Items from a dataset
--------

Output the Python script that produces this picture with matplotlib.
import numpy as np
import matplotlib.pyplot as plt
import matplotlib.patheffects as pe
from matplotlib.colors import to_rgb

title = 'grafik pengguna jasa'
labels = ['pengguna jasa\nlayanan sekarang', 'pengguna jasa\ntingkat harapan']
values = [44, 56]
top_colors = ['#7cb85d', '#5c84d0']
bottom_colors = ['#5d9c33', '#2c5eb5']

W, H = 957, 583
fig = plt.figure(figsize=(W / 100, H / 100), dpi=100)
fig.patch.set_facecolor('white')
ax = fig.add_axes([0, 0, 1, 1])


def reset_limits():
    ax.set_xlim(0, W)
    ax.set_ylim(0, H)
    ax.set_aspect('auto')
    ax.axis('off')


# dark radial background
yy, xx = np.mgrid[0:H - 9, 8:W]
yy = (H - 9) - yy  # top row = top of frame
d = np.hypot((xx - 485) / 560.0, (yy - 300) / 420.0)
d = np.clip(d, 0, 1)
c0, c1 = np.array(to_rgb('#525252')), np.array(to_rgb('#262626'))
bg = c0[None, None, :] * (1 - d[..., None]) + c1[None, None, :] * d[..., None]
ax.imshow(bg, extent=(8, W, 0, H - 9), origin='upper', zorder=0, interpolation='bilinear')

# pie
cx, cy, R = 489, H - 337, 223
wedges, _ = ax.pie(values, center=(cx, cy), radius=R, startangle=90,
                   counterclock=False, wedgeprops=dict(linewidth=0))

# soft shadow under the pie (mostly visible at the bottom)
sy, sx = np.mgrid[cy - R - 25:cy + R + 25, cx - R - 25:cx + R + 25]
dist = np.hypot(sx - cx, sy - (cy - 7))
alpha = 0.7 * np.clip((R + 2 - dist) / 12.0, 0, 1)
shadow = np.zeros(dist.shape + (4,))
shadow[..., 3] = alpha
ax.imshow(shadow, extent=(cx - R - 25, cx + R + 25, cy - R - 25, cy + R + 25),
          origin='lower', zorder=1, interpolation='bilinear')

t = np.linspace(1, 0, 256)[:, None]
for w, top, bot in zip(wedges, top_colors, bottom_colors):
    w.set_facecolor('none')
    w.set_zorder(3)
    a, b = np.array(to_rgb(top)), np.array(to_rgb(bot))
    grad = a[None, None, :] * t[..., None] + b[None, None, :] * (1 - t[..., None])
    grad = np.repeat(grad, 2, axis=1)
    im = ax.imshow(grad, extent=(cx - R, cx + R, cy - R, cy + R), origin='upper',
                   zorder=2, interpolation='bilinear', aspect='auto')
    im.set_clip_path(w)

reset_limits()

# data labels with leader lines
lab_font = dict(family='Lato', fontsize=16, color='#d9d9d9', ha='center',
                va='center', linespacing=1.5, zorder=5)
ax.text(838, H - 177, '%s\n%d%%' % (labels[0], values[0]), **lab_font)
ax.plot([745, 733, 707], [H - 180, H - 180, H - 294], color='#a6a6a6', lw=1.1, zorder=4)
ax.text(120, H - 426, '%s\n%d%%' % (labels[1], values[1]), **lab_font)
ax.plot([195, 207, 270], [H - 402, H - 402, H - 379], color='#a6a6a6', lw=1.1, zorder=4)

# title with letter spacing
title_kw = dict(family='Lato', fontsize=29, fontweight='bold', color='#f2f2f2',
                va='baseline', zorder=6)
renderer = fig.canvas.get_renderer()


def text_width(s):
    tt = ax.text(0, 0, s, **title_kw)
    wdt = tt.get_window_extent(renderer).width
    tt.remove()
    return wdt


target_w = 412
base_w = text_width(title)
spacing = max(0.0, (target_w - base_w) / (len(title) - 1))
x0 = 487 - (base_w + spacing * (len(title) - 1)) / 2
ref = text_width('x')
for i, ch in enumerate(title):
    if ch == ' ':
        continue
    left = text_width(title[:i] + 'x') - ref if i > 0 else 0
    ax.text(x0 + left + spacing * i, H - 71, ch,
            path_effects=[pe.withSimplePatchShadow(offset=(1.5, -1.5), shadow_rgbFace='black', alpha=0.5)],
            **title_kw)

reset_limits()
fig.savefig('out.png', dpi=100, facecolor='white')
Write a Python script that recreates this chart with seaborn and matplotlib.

--------

• Work to be completed: Please give an exact restatement of only the lines from the beginning of the material above to the line with "ax.axis('off')", inclusive.

• Output for this task:
Output the Python script that produces this picture with matplotlib.
import numpy as np
import matplotlib.pyplot as plt
import matplotlib.patheffects as pe
from matplotlib.colors import to_rgb

title = 'grafik pengguna jasa'
labels = ['pengguna jasa\nlayanan sekarang', 'pengguna jasa\ntingkat harapan']
values = [44, 56]
top_colors = ['#7cb85d', '#5c84d0']
bottom_colors = ['#5d9c33', '#2c5eb5']

W, H = 957, 583
fig = plt.figure(figsize=(W / 100, H / 100), dpi=100)
fig.patch.set_facecolor('white')
ax = fig.add_axes([0, 0, 1, 1])


def reset_limits():
    ax.set_xlim(0, W)
    ax.set_ylim(0, H)
    ax.set_aspect('auto')
    ax.axis('off')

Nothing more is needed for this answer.